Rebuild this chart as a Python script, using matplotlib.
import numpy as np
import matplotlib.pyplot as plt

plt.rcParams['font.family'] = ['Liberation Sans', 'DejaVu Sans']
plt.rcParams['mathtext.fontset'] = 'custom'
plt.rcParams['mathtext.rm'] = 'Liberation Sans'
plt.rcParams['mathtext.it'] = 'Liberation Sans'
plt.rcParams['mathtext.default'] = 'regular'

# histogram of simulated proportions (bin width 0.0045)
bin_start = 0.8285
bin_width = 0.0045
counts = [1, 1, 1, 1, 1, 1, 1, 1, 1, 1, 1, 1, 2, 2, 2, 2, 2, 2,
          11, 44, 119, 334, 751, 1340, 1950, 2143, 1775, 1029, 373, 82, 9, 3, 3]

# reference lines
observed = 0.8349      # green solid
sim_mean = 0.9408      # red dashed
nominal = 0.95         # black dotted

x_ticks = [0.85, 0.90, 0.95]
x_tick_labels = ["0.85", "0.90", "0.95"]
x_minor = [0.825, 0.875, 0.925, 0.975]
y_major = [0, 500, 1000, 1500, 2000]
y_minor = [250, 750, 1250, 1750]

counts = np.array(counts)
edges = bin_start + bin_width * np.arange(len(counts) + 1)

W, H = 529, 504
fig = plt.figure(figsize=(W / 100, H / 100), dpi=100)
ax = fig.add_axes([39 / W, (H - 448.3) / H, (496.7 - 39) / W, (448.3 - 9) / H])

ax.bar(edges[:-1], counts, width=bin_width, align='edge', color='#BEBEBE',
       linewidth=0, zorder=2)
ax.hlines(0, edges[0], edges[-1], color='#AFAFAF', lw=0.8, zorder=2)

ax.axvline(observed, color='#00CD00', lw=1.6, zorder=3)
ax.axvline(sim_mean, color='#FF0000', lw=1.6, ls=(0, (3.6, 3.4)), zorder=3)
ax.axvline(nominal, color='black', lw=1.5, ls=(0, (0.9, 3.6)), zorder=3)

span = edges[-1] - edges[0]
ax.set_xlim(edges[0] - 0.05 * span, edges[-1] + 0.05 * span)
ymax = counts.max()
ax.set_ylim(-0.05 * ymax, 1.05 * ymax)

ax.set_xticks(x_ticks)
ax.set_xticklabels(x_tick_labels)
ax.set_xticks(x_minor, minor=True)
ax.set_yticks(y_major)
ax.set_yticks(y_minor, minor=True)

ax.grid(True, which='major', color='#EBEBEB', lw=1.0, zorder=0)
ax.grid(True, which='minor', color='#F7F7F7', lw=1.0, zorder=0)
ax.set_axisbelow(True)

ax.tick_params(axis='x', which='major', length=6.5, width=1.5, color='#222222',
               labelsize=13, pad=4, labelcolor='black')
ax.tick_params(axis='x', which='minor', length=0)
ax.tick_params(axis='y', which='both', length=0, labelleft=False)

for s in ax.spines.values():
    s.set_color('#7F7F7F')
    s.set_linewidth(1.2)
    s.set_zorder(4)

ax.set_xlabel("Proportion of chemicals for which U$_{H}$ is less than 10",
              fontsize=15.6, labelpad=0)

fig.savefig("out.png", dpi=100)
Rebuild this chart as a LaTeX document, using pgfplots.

■ ■ ■ ■ ■

**WHAT TO PRODUCE**
Each line of the material must be restated exactly.

**TASK OUTPUT**
Rebuild this chart as a Python script, using matplotlib.
import numpy as np
import matplotlib.pyplot as plt

plt.rcParams['font.family'] = ['Liberation Sans', 'DejaVu Sans']
plt.rcParams['mathtext.fontset'] = 'custom'
plt.rcParams['mathtext.rm'] = 'Liberation Sans'
plt.rcParams['mathtext.it'] = 'Liberation Sans'
plt.rcParams['mathtext.default'] = 'regular'

# histogram of simulated proportions (bin width 0.0045)
bin_start = 0.8285
bin_width = 0.0045
counts = [1, 1, 1, 1, 1, 1, 1, 1, 1, 1, 1, 1, 2, 2, 2, 2, 2, 2,
          11, 44, 119, 334, 751, 1340, 1950, 2143, 1775, 1029, 373, 82, 9, 3, 3]

# reference lines
observed = 0.8349      # green solid
sim_mean = 0.9408      # red dashed
nominal = 0.95         # black dotted

x_ticks = [0.85, 0.90, 0.95]
x_tick_labels = ["0.85", "0.90", "0.95"]
x_minor = [0.825, 0.875, 0.925, 0.975]
y_major = [0, 500, 1000, 1500, 2000]
y_minor = [250, 750, 1250, 1750]

counts = np.array(counts)
edges = bin_start + bin_width * np.arange(len(counts) + 1)

W, H = 529, 504
fig = plt.figure(figsize=(W / 100, H / 100), dpi=100)
ax = fig.add_axes([39 / W, (H - 448.3) / H, (496.7 - 39) / W, (448.3 - 9) / H])

ax.bar(edges[:-1], counts, width=bin_width, align='edge', color='#BEBEBE',
       linewidth=0, zorder=2)
ax.hlines(0, edges[0], edges[-1], color='#AFAFAF', lw=0.8, zorder=2)

ax.axvline(observed, color='#00CD00', lw=1.6, zorder=3)
ax.axvline(sim_mean, color='#FF0000', lw=1.6, ls=(0, (3.6, 3.4)), zorder=3)
ax.axvline(nominal, color='black', lw=1.5, ls=(0, (0.9, 3.6)), zorder=3)

span = edges[-1] - edges[0]
ax.set_xlim(edges[0] - 0.05 * span, edges[-1] + 0.05 * span)
ymax = counts.max()
ax.set_ylim(-0.05 * ymax, 1.05 * ymax)

ax.set_xticks(x_ticks)
ax.set_xticklabels(x_tick_labels)
ax.set_xticks(x_minor, minor=True)
ax.set_yticks(y_major)
ax.set_yticks(y_minor, minor=True)

ax.grid(True, which='major', color='#EBEBEB', lw=1.0, zorder=0)
ax.grid(True, which='minor', color='#F7F7F7', lw=1.0, zorder=0)
ax.set_axisbelow(True)

ax.tick_params(axis='x', which='major', length=6.5, width=1.5, color='#222222',
               labelsize=13, pad=4, labelcolor='black')
ax.tick_params(axis='x', which='minor', length=0)
ax.tick_params(axis='y', which='both', length=0, labelleft=False)

for s in ax.spines.values():
    s.set_color('#7F7F7F')
    s.set_linewidth(1.2)
    s.set_zorder(4)

ax.set_xlabel("Proportion of chemicals for which U$_{H}$ is less than 10",
              fontsize=15.6, labelpad=0)

fig.savefig("out.png", dpi=100)
Rebuild this chart as a LaTeX document, using pgfplots.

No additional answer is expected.